--- Rows ---
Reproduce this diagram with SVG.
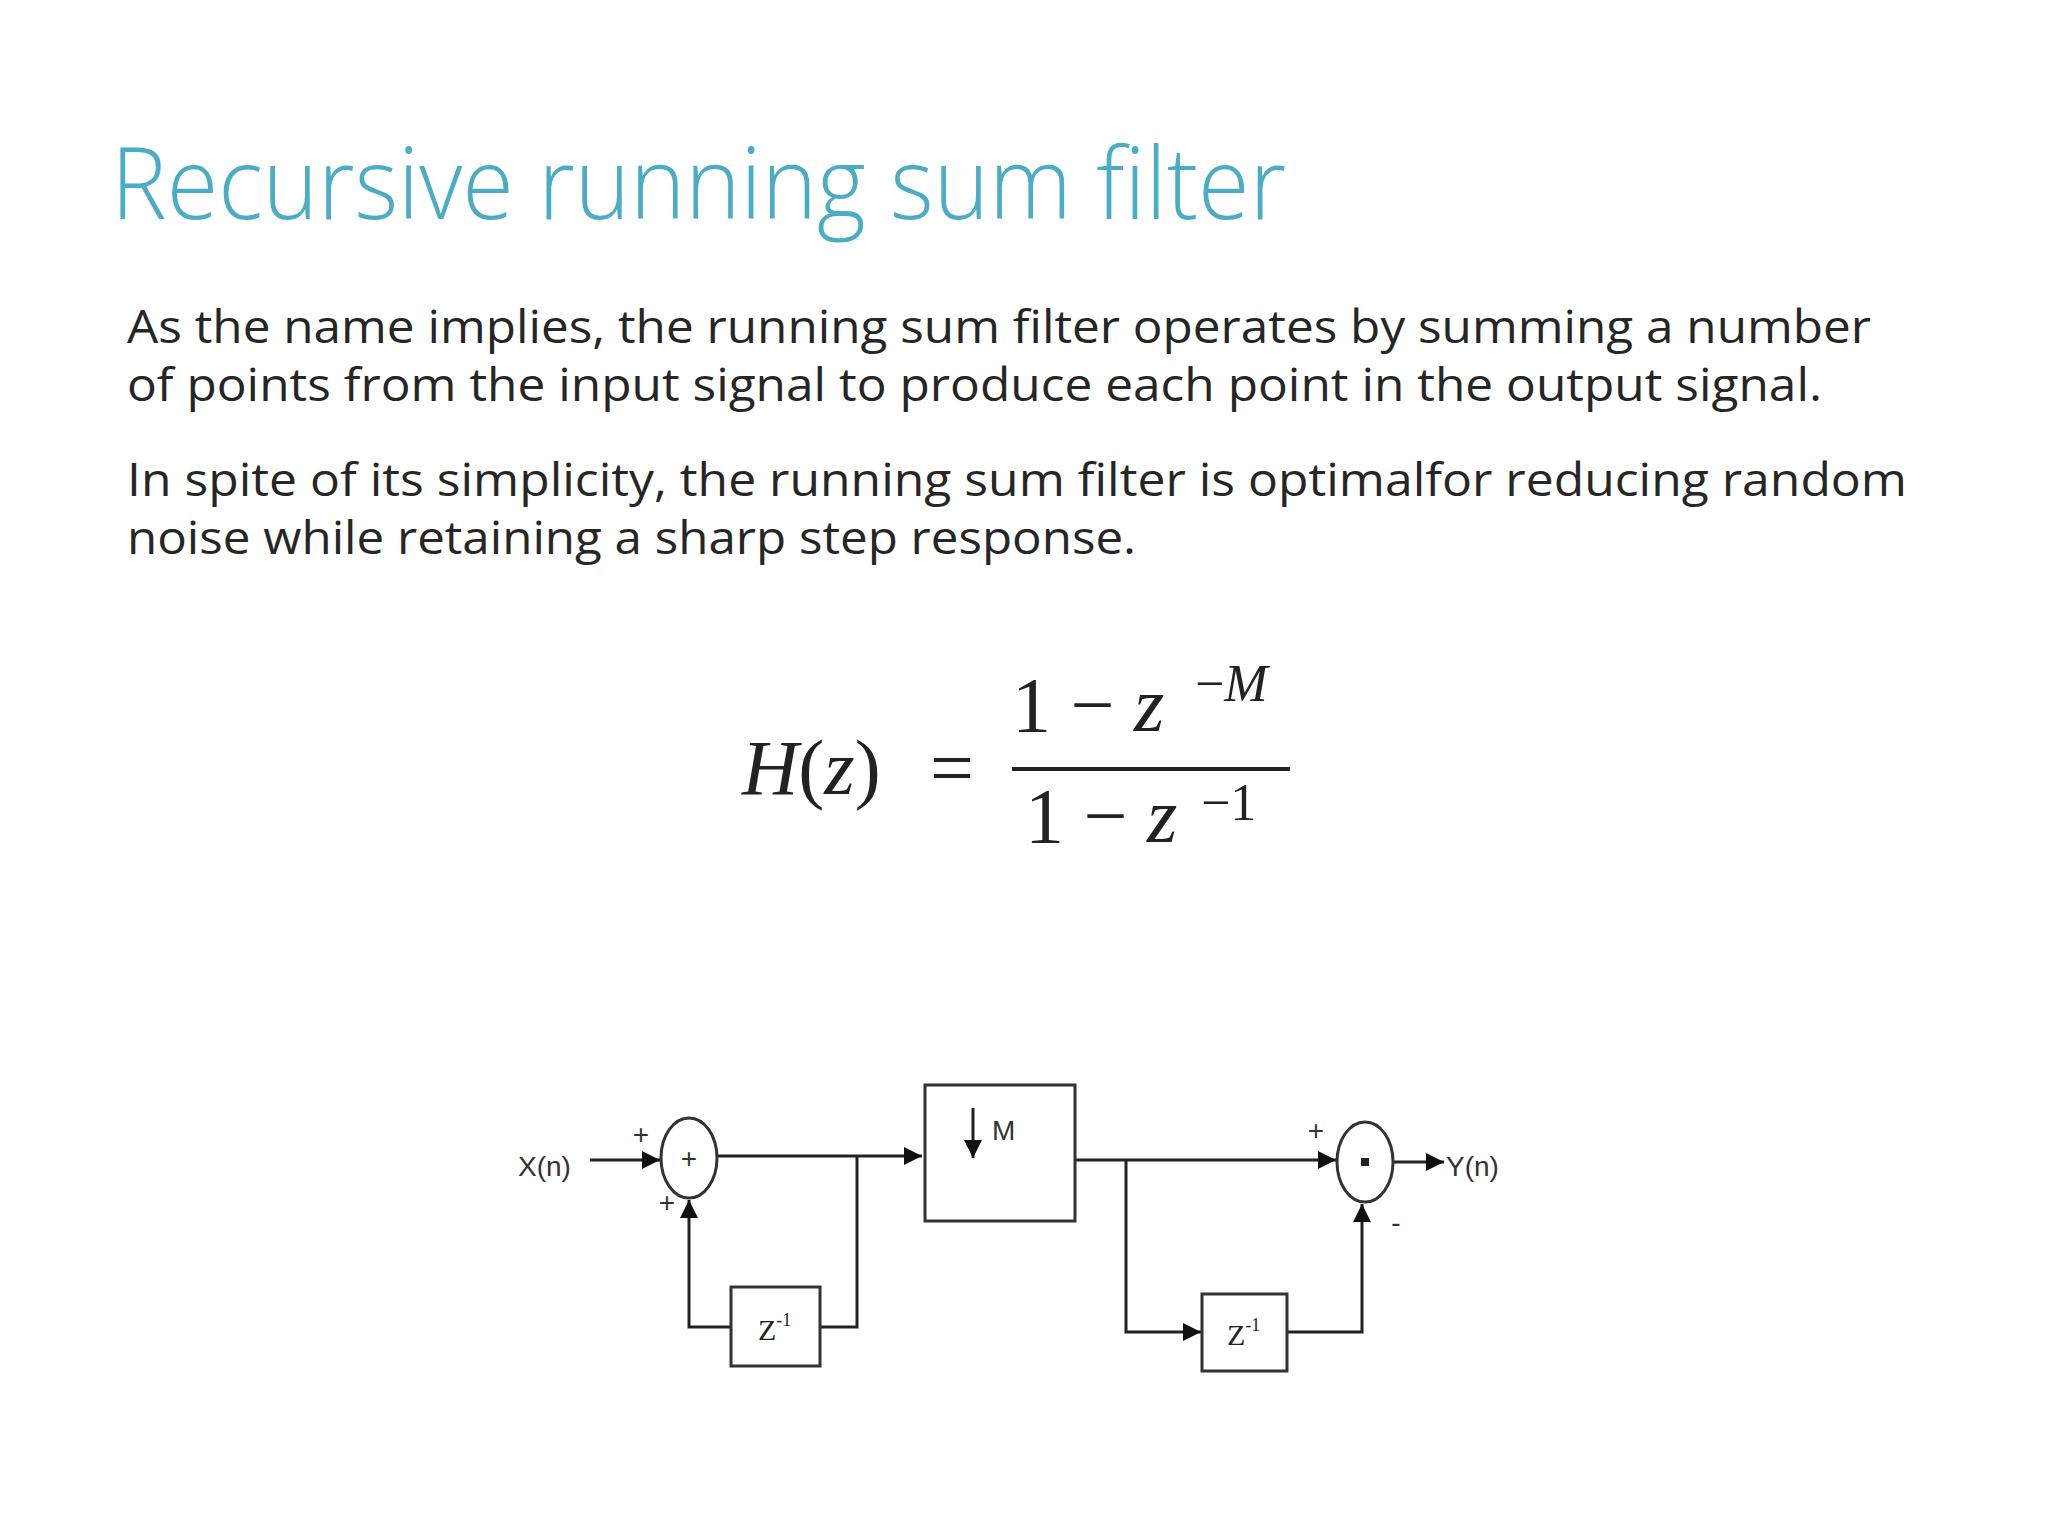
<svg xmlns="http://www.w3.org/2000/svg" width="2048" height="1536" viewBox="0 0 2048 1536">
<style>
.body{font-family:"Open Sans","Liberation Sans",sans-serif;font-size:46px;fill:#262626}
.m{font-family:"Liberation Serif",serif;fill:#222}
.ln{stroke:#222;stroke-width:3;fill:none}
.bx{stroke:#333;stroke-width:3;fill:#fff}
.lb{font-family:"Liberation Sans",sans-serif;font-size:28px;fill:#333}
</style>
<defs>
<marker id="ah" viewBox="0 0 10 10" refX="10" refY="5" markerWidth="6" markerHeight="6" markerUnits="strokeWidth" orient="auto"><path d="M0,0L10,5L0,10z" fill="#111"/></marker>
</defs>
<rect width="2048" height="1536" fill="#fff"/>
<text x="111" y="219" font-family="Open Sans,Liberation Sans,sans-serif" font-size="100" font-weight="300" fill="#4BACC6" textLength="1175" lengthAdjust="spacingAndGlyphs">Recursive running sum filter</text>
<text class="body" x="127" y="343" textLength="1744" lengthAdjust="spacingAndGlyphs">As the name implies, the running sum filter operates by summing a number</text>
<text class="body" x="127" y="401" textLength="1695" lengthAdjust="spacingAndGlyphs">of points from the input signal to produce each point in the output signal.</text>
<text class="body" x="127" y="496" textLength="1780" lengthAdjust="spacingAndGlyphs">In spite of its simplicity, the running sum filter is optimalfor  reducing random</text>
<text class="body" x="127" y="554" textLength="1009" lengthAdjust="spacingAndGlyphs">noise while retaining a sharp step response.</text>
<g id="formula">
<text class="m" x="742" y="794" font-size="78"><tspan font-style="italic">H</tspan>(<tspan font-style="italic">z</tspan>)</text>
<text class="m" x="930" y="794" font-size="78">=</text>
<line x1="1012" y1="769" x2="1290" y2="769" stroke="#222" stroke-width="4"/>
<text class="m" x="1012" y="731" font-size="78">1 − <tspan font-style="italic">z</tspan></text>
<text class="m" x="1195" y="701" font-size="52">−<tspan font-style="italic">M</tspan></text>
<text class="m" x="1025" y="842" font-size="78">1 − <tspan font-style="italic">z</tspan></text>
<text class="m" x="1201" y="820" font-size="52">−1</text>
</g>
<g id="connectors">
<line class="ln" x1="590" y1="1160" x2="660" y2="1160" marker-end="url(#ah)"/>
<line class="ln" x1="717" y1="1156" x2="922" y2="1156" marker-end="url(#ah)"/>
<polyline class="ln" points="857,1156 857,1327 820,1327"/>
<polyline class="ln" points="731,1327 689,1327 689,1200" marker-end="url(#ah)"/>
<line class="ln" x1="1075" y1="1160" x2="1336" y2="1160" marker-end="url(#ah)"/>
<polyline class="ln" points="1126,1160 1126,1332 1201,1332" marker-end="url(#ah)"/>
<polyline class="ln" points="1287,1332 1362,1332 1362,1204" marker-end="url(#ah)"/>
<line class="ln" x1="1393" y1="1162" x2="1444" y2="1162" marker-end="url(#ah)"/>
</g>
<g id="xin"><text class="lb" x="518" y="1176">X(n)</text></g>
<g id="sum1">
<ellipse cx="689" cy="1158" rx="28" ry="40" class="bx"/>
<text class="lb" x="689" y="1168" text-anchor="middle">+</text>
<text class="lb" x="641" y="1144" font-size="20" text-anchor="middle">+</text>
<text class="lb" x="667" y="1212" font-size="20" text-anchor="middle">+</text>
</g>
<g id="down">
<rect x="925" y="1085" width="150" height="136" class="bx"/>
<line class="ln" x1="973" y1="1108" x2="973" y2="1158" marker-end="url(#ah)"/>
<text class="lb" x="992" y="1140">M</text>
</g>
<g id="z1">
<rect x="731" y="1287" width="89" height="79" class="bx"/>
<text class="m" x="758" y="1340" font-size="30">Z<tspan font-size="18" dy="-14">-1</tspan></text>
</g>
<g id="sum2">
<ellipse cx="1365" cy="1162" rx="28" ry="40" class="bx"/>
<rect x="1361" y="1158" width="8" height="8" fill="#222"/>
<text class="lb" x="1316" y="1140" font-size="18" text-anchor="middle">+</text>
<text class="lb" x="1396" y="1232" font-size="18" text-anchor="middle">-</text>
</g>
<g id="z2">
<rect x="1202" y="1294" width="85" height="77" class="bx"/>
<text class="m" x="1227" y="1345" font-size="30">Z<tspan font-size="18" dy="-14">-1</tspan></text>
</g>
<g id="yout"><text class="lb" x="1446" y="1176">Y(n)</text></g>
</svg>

...

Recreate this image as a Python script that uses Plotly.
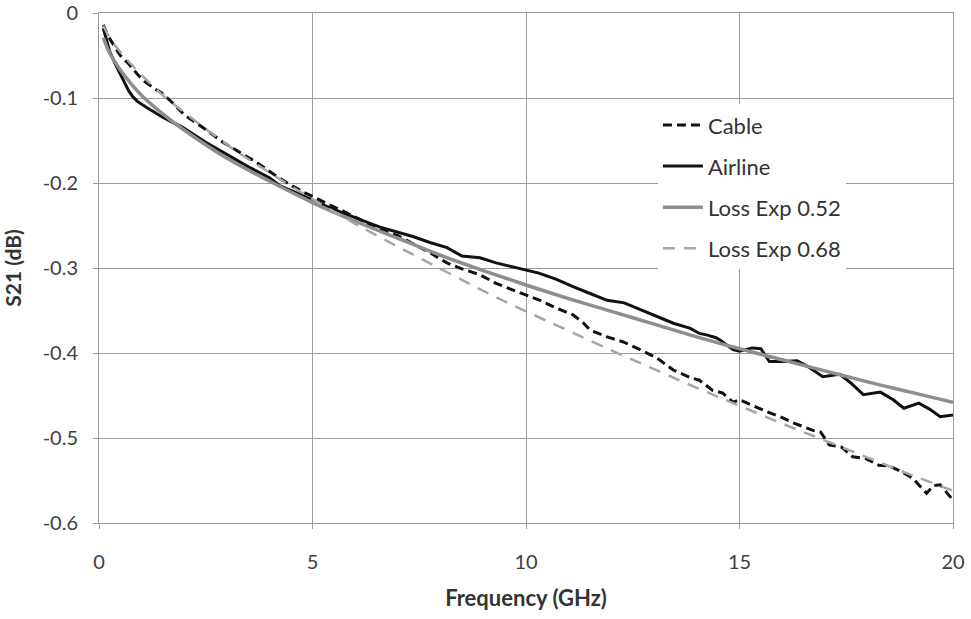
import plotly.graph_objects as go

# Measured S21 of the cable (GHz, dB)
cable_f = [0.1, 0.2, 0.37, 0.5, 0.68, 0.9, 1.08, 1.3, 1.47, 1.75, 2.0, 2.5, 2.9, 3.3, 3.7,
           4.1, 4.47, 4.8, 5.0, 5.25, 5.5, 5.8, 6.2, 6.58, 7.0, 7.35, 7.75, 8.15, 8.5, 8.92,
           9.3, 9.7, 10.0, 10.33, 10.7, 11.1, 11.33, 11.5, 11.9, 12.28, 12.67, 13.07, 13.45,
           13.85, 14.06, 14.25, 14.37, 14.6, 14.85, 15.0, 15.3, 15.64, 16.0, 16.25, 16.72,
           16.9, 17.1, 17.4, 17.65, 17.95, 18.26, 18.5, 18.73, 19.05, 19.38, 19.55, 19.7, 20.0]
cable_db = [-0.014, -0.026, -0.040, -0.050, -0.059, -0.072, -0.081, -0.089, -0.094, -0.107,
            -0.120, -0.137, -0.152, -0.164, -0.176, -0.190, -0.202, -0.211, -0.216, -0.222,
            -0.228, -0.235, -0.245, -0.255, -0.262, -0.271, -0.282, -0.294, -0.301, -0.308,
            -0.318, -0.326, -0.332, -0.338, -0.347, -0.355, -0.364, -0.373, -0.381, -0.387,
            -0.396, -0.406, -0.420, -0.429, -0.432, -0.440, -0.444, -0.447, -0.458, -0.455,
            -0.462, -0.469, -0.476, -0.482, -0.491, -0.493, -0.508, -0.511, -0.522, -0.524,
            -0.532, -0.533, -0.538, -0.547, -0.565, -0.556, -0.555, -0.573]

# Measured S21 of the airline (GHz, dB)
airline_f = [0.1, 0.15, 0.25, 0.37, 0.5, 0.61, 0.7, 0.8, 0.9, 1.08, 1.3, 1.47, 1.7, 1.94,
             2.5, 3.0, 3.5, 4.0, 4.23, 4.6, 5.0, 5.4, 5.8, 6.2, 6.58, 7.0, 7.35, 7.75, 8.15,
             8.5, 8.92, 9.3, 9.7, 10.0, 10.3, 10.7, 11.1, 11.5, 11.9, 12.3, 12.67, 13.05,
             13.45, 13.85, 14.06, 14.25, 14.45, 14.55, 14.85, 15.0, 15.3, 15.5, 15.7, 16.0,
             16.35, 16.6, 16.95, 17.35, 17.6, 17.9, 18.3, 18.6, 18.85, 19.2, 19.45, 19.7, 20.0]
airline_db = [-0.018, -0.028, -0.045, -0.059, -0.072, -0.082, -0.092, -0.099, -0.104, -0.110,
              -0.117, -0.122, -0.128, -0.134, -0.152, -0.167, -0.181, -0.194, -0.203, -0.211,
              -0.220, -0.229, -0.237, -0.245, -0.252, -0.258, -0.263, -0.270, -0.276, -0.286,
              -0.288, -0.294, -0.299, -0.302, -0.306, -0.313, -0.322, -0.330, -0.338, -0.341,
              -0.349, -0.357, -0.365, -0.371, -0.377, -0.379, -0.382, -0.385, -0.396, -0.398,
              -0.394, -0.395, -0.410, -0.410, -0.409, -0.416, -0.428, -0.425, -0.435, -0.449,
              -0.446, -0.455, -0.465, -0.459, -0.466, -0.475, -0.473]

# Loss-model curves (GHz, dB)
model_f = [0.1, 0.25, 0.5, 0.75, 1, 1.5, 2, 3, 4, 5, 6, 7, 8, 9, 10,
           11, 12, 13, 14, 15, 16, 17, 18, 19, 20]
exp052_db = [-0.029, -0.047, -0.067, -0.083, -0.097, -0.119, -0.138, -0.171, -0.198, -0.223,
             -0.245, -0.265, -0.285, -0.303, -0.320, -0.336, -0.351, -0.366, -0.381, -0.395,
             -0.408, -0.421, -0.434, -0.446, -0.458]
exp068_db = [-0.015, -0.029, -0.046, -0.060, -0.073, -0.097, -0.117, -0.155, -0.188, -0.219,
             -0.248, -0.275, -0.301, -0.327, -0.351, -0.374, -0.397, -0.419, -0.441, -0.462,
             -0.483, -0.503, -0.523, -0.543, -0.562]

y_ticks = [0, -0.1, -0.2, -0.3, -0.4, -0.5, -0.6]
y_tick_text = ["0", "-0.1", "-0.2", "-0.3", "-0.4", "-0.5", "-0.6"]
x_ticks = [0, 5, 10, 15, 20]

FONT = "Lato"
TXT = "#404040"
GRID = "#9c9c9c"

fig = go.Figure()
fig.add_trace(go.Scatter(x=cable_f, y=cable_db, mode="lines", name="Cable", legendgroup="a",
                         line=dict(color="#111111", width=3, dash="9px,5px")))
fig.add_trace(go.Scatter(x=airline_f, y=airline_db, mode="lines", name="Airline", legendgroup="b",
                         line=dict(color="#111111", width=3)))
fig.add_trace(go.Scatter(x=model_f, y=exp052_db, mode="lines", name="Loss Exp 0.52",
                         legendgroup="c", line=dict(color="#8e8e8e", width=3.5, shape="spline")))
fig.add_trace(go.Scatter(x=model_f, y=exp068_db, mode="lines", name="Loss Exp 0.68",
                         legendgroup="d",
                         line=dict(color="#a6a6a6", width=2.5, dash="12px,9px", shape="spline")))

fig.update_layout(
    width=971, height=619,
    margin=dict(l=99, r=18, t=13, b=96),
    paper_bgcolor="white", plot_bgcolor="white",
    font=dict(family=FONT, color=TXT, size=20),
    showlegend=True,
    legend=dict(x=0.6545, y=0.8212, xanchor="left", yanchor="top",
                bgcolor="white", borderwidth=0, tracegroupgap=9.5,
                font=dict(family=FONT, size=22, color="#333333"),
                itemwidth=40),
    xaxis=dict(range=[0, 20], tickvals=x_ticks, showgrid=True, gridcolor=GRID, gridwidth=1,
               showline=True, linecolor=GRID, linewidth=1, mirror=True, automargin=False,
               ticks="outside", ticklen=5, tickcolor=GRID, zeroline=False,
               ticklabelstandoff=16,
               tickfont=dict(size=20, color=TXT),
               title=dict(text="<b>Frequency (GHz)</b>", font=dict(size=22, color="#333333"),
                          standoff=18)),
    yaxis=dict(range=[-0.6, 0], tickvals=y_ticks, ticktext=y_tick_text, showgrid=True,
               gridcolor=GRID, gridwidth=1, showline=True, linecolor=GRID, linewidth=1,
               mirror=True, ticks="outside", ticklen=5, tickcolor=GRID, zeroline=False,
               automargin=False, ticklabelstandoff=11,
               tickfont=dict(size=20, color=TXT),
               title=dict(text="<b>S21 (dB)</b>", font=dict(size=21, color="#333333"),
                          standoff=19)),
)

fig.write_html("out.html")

--- Task statement ---
Set down the lines running from the one with "Recreate this image" through the one with "-0.532, -0.533, -0.538, -0.547, -0.565, -0.556, -0.555, -0.573]", both ends kept, exactly and with no pictures.

--- Response to this exercise ---
Recreate this image as a Python script that uses Plotly.
import plotly.graph_objects as go

# Measured S21 of the cable (GHz, dB)
cable_f = [0.1, 0.2, 0.37, 0.5, 0.68, 0.9, 1.08, 1.3, 1.47, 1.75, 2.0, 2.5, 2.9, 3.3, 3.7,
           4.1, 4.47, 4.8, 5.0, 5.25, 5.5, 5.8, 6.2, 6.58, 7.0, 7.35, 7.75, 8.15, 8.5, 8.92,
           9.3, 9.7, 10.0, 10.33, 10.7, 11.1, 11.33, 11.5, 11.9, 12.28, 12.67, 13.07, 13.45,
           13.85, 14.06, 14.25, 14.37, 14.6, 14.85, 15.0, 15.3, 15.64, 16.0, 16.25, 16.72,
           16.9, 17.1, 17.4, 17.65, 17.95, 18.26, 18.5, 18.73, 19.05, 19.38, 19.55, 19.7, 20.0]
cable_db = [-0.014, -0.026, -0.040, -0.050, -0.059, -0.072, -0.081, -0.089, -0.094, -0.107,
            -0.120, -0.137, -0.152, -0.164, -0.176, -0.190, -0.202, -0.211, -0.216, -0.222,
            -0.228, -0.235, -0.245, -0.255, -0.262, -0.271, -0.282, -0.294, -0.301, -0.308,
            -0.318, -0.326, -0.332, -0.338, -0.347, -0.355, -0.364, -0.373, -0.381, -0.387,
            -0.396, -0.406, -0.420, -0.429, -0.432, -0.440, -0.444, -0.447, -0.458, -0.455,
            -0.462, -0.469, -0.476, -0.482, -0.491, -0.493, -0.508, -0.511, -0.522, -0.524,
            -0.532, -0.533, -0.538, -0.547, -0.565, -0.556, -0.555, -0.573]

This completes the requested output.